The Prevention of Terrorism Act allows authorities to detain terrorism suspects without charge, and the political opposition as well as legal and rights groups had urged its withdrawal.
“It introduces long-term detention without trial, is open to abuse and is a grievous blow to democracy,” opposition lawmaker N. Surendran said.
Authorities have expressed increasing alarm in the wake of the Islamic State (IS) group’s bloody jihad in Syria, which police say has drawn dozens of recruits from traditionally moderate, Muslim-majority Malaysia.
On Monday, police said 17 people, including two who recently returned from Syria, had been arrested on suspicion of plotting terror attacks in the capital Kuala Lumpur. No further details were given.
The legislation was passed after midnight, following 15 hours of debate, according to media reports.
Its passage was not in doubt due to the ruling regime’s majority in parliament.
The terrorism act has heightened worries in Malaysia over a deepening crackdown on civil liberties launched by the government in the wake of a 2013 election setback.
The ruling United Malays National Organization (UMNO) has been in charge since 1957, but faces possible defeat at the hands of an opposition that has campaigned against government corruption and alleged abuse of power.
Dozens of government critics, including opposition politicians, academics, activists, and journalists, have been hit with sedition or other charges after criticizing the regime.
In particular, the terrorism legislation has revived concerns of a return to a previous draconian Internal Security Act (ISA) that allowed detention without trial — and was repeatedly used against opposition politicians.
The ISA was scrapped in 2012 amid public pressure for political reform.
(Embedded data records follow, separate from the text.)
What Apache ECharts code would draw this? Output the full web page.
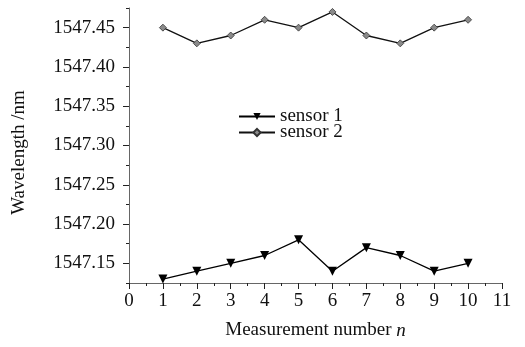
<!DOCTYPE html>
<html>
<head>
<meta charset="utf-8">
<title>Wavelength vs measurement</title>
<style type="text/css">
    *{ margin:0; padding:0; }
    html,body{ width:100%; height:100%; background:#fff; }
    #main{ width:525px; height:347px; }
</style>
</head>
<body>
<div id="main"></div>
<script src="https://cdn.jsdelivr.net/npm/echarts@6/dist/echarts.min.js"></script>
<script type="text/javascript">
// data
var measurements = [1, 2, 3, 4, 5, 6, 7, 8, 9, 10];
var sensor1 = [1547.13, 1547.14, 1547.15, 1547.16, 1547.18, 1547.14, 1547.17, 1547.16, 1547.14, 1547.15];
var sensor2 = [1547.45, 1547.43, 1547.44, 1547.46, 1547.45, 1547.47, 1547.44, 1547.43, 1547.45, 1547.46];
var yTicks = [1547.15, 1547.20, 1547.25, 1547.30, 1547.35, 1547.40, 1547.45];
var seriesNames = ['sensor 1', 'sensor 2'];

var font = 'Liberation Serif';

function pairs(ys){
    return measurements.map(function(x, i){ return [x, ys[i]]; });
}

var myChart = echarts.init(document.getElementById('main'));

var option = {
    animation: false,
    backgroundColor: '#fff',
    textStyle: { fontFamily: font },
    grid: { left: 129, right: 23, top: 8, bottom: 64 },
    legend: {
        orient: 'vertical',
        left: 233,
        top: 102,
        itemWidth: 36,
        itemHeight: 9,
        itemGap: -3,
        data: seriesNames,
        textStyle: { fontFamily: font, fontSize: 19, lineHeight: 15, color: '#111' }
    },
    xAxis: {
        type: 'value',
        min: 0,
        max: 11,
        interval: 1,
        name: 'Measurement number {i|n}',
        nameLocation: 'middle',
        nameGap: 38,
        nameTextStyle: {
            fontFamily: font, fontSize: 19, color: '#111',
            rich: { i: { fontFamily: font, fontSize: 19, fontStyle: 'italic', color: '#111' } }
        },
        axisLine: { show: true, lineStyle: { color: '#666', width: 1 } },
        axisTick: { show: true, length: 6, lineStyle: { color: '#222' } },
        minorTick: { show: true, splitNumber: 2, length: 3, lineStyle: { color: '#222' } },
        axisLabel: { margin: 9, fontFamily: font, fontSize: 19, color: '#111' },
        splitLine: { show: false }
    },
    yAxis: [
        {
            type: 'value',
            min: 1547.125,
            max: 1547.475,
            position: 'left',
            name: 'Wavelength /nm',
            nameLocation: 'middle',
            nameGap: 100,
            nameTextStyle: { fontFamily: font, fontSize: 19, color: '#111', padding: [0, 14, 0, 0] },
            axisLine: { show: true, lineStyle: { color: '#666', width: 1 } },
            axisTick: { show: true, length: 6, customValues: yTicks, lineStyle: { color: '#222' } },
            axisLabel: {
                margin: 14, fontFamily: font, fontSize: 19, color: '#111',
                customValues: yTicks,
                formatter: function(v){ return v.toFixed(2); }
            },
            splitLine: { show: false }
        },
        {
            type: 'value',
            min: 1547.125,
            max: 1547.475,
            interval: 0.025,
            position: 'left',
            offset: 0,
            axisLine: { show: false },
            axisTick: { show: true, length: 3, lineStyle: { color: '#222' } },
            axisLabel: { show: false },
            splitLine: { show: false }
        }
    ],
    series: [
        {
            name: seriesNames[0],
            type: 'line',
            yAxisIndex: 0,
            data: pairs(sensor1),
            symbol: 'triangle',
            symbolRotate: 180,
            symbolSize: 9,
            itemStyle: { color: '#000' },
            lineStyle: { color: '#000', width: 1.3 }
        },
        {
            name: seriesNames[1],
            type: 'line',
            yAxisIndex: 0,
            data: pairs(sensor2),
            symbol: 'diamond',
            symbolSize: 7,
            itemStyle: { color: '#8a8a8a', borderColor: '#333', borderWidth: 0.8 },
            lineStyle: { color: '#111', width: 1.3 }
        }
    ]
};

myChart.setOption(option);
</script>
</body>
</html>
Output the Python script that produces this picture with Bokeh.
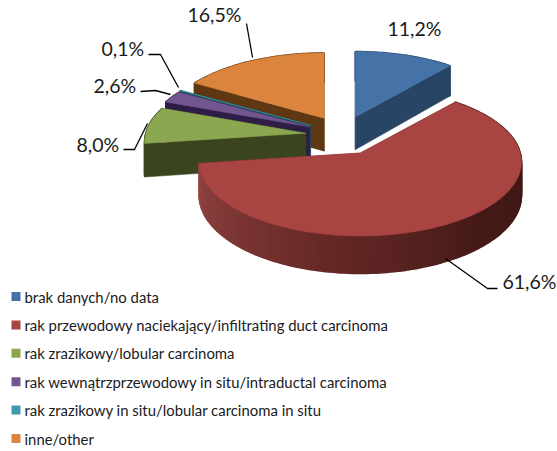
import math
from bokeh.plotting import figure
from bokeh.models import Range1d
from bokeh.core.properties import value
from bokeh.embed import file_html
from bokeh.resources import INLINE

categories = ["brak danych/no data",
              "rak przewodowy naciekający/infiltrating duct carcinoma",
              "rak zrazikowy/lobular carcinoma",
              "rak wewnątrzprzewodowy in situ/intraductal carcinoma",
              "rak zrazikowy in situ/lobular carcinoma in situ",
              "inne/other"]
shares = [11.2, 61.6, 8.0, 2.6, 0.1, 16.5]
share_labels = ["11,2%", "61,6%", "8,0%", "2,6%", "0,1%", "16,5%"]
top_colors = ["#4673a7", "#a84442", "#8ba74f", "#71568f", "#4198af", "#db843d"]
side_colors = ["#284566", "#5a2523", "#3a441f", "#2e1e45", "#1b4a58", "#5e3813"]
draw_order = [5, 0, 4, 3, 2, 1]

W, H = 557, 451
FONT = "Lato"
CX, CY, A, B, K, DEPTH, EX, EY = 342, 135, 160, 73, 0.12, 33, 37, 20

p = figure(width=W, height=H, output_backend="svg", toolbar_location=None,
           x_range=Range1d(0, W), y_range=Range1d(H, 0),
           min_border=0, outline_line_color=None)
p.axis.visible = False
p.grid.visible = False
p.background_fill_color = "white"
p.border_fill_color = "white"


def project(theta, r, mid, depth=False):
    X, Y = r * math.sin(theta), r * math.cos(theta)
    w = 1 + K * Y
    sx = CX + EX * math.sin(mid) + A * X / w
    sy = CY - EY * math.cos(mid) - B * Y / w + (DEPTH / w if depth else 0)
    return sx, sy


def poly(pts, color, lw=0.5):
    p.patch([q[0] for q in pts], [q[1] for q in pts], fill_color=color,
            line_color=color, line_width=lw)


def lerp_stops(t):
    stops = [(0.0, (62, 24, 22)), (0.28, (70, 27, 24)), (0.6, (104, 42, 40)), (1.0, (146, 68, 66))]
    for (t0, c0), (t1, c1) in zip(stops, stops[1:]):
        if t <= t1:
            f = (t - t0) / (t1 - t0)
            return tuple(int(c0[i] + (c1[i] - c0[i]) * f) for i in range(3))
    return stops[-1][1]


starts, acc = [], 0.0
for s in shares:
    starts.append(acc)
    acc += s

for i in draw_order:
    a0 = math.radians(starts[i] * 3.6)
    a1 = math.radians((starts[i] + shares[i]) * 3.6)
    mid = (a0 + a1) / 2
    n = max(2, int(shares[i] * 3))
    angles = [a0 + (a1 - a0) * j / n for j in range(n + 1)]
    # radial faces
    for edge in (a0, a1):
        poly([project(edge, 0, mid), project(edge, 1, mid),
              project(edge, 1, mid, True), project(edge, 0, mid, True)], side_colors[i])
    # outer rim
    for j in range(n):
        t0, t1 = angles[j], angles[j + 1]
        col = side_colors[i]
        if i == 1:
            frac = (math.degrees((t0 + t1) / 2) - 90) / (262 - 90)
            col = "#%02x%02x%02x" % lerp_stops(max(0.0, min(1.0, frac)))
        poly([project(t0, 1, mid), project(t1, 1, mid),
              project(t1, 1, mid, True), project(t0, 1, mid, True)], col, 1.5)
    # top surface
    poly([project(a0, 0, mid)] + [project(t, 1, mid) for t in angles], top_colors[i])

# leader lines
leaders = [([445, 487, 497], [258, 288, 288]),
           ([123, 134, 147], [149, 149, 123]),
           ([140, 155, 170], [91, 90, 94]),
           ([148, 160, 178], [54, 54, 87]),
           ([246, 252], [23, 57])]
for xs, ys in leaders:
    p.line(xs, ys, line_color="black", line_width=1.3)

label_x = [387, 502, 76, 93, 101, 187]
label_y = [28, 281, 144, 85, 48, 14]
p.text(label_x, label_y, text=share_labels, text_font=value(FONT), text_font_size="19.5px",
       text_color="#1a1a1a", text_baseline="middle", text_align="left")

# legend
leg_y = [296 + 28.4 * i for i in range(len(categories))]
p.scatter([15.5] * 6, leg_y, marker="square", size=9, fill_color=top_colors, line_color=None)
p.text([24] * 6, leg_y, text=categories, text_font=value(FONT), text_font_size="14.9px",
       text_color="#1a1a1a", text_baseline="middle", text_align="left")

open("out.html", "w").write(file_html(p, INLINE))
“The passage of this law is a giant step backwards for human rights in Malaysia that fundamentally calls into question the government’s commitment to basic rights that are critical to the rule of law in a functioning democracy,” Human Rights Watch’s deputy Asia director Phil Robertson said in a statement.
“Passage of this legislation raises serious concerns that Malaysia will return to practices of the past when government agents frequently used fear of indefinite detention to intimidate and silence outspoken critics.”
The government did not immediately respond to a request for comment, but has said previously the law would not be used against anyone over their “political” views.
Police said in January they had arrested a total of 120 people with suspected Islamic State links or sympathies, or who had sought to travel to Syria or Iraq.
They also said 67 Malaysians were known at the time to have gone abroad to join IS jihadists, and that five had died fighting for the movement.